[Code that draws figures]
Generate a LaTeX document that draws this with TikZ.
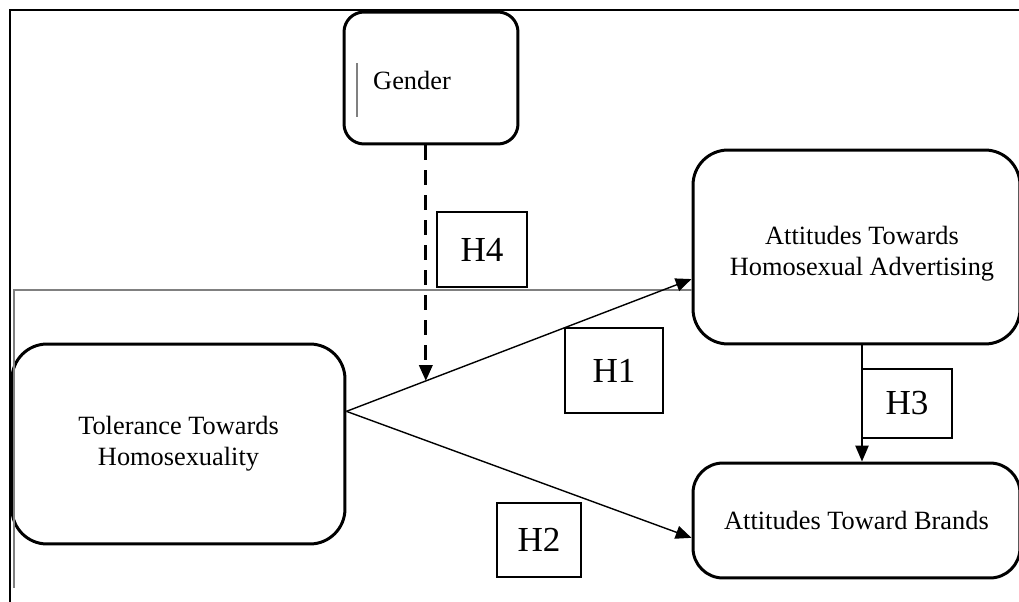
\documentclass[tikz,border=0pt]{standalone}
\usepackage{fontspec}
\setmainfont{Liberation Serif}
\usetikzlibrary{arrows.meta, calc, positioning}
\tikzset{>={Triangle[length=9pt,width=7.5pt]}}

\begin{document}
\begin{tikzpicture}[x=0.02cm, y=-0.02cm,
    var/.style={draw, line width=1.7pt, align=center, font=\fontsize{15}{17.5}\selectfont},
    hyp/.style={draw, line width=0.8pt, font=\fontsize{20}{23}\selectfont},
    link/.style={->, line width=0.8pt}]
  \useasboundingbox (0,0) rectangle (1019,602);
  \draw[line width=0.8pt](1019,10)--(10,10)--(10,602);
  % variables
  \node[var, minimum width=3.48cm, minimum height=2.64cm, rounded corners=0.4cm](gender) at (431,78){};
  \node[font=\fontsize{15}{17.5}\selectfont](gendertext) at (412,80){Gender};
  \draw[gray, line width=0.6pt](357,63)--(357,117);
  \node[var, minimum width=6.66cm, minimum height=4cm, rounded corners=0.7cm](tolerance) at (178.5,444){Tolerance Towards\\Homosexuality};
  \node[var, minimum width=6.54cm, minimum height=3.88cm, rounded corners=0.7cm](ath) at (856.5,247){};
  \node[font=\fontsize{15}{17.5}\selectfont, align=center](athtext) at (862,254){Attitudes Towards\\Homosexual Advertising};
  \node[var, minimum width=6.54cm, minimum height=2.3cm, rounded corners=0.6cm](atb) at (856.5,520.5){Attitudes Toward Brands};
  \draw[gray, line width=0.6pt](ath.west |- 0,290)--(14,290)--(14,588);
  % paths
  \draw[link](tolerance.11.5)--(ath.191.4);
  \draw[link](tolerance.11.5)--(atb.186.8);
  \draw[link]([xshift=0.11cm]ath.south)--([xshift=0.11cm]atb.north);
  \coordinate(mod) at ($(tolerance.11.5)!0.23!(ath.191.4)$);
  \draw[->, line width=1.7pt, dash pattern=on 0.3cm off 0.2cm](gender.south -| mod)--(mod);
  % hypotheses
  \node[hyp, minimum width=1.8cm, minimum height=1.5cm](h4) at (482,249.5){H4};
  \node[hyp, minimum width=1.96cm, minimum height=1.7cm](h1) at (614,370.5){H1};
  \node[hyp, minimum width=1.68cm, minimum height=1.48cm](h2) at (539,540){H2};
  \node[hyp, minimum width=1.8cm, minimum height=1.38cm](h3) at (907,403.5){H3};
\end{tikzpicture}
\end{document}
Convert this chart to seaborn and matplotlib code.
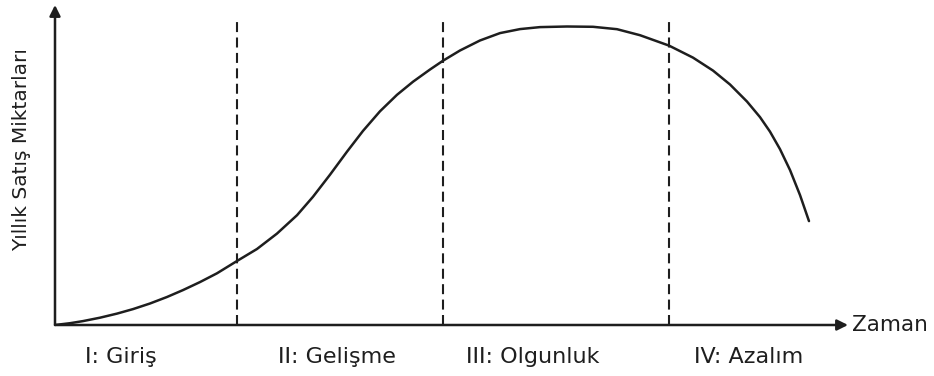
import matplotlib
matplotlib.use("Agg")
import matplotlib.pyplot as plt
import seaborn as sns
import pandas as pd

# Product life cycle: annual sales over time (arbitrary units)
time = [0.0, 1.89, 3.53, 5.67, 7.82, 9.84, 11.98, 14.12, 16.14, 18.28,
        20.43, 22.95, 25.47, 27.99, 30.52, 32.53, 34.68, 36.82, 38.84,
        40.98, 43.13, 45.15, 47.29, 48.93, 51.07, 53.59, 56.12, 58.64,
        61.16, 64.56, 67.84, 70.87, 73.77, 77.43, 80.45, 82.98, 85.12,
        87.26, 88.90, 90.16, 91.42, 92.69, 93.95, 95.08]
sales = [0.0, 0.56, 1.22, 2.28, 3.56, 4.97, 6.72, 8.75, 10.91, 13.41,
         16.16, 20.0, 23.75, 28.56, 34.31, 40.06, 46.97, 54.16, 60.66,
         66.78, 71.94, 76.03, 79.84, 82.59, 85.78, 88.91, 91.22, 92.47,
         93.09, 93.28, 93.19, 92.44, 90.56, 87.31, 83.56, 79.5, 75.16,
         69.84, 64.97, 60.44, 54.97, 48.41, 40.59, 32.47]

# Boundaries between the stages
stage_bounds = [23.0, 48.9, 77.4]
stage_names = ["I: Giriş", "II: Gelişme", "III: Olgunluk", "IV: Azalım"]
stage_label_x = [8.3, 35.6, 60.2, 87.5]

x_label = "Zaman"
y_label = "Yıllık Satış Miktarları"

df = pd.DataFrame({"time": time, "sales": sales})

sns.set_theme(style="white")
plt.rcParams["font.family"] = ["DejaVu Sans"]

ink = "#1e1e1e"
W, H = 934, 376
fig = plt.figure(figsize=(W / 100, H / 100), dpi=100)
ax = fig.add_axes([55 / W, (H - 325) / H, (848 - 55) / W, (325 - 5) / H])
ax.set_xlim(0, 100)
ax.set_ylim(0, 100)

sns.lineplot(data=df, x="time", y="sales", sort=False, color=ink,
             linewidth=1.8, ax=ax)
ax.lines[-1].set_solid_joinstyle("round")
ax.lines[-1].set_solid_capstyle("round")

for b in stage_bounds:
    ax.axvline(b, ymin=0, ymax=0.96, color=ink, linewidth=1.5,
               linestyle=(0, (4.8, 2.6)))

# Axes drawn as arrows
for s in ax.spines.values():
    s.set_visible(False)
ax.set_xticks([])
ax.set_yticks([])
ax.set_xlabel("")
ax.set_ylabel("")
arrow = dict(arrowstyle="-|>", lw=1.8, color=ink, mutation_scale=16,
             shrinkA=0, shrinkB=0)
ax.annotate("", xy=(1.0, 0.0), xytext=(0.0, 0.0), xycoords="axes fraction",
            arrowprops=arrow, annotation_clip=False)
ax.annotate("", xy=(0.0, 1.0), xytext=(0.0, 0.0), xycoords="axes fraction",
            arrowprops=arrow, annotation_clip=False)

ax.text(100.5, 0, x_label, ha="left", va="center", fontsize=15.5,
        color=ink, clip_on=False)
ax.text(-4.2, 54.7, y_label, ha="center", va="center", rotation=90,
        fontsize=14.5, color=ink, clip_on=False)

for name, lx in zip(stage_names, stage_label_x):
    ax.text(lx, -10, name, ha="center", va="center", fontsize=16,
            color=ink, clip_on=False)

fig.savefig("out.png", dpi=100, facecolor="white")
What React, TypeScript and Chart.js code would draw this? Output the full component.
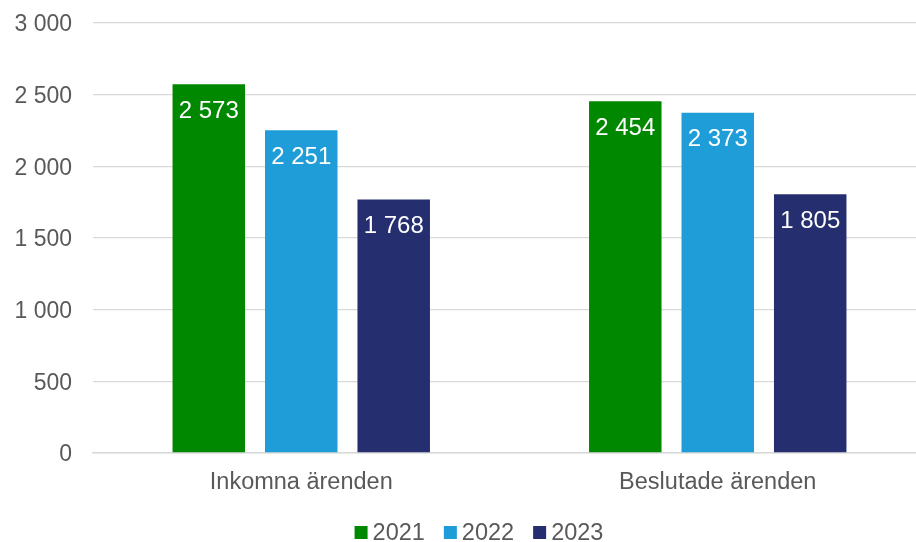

• _WHAT IS EXPECTED_
Transcribe the lines between the one holding "Convert this chart" and the one holding "import pandas as pd", inclusive, and leave out any pictures.

• _FINISHED EXERCISE_
Convert this chart to seaborn and matplotlib code.
import matplotlib
matplotlib.use("Agg")
import matplotlib.pyplot as plt
import seaborn as sns
import pandas as pd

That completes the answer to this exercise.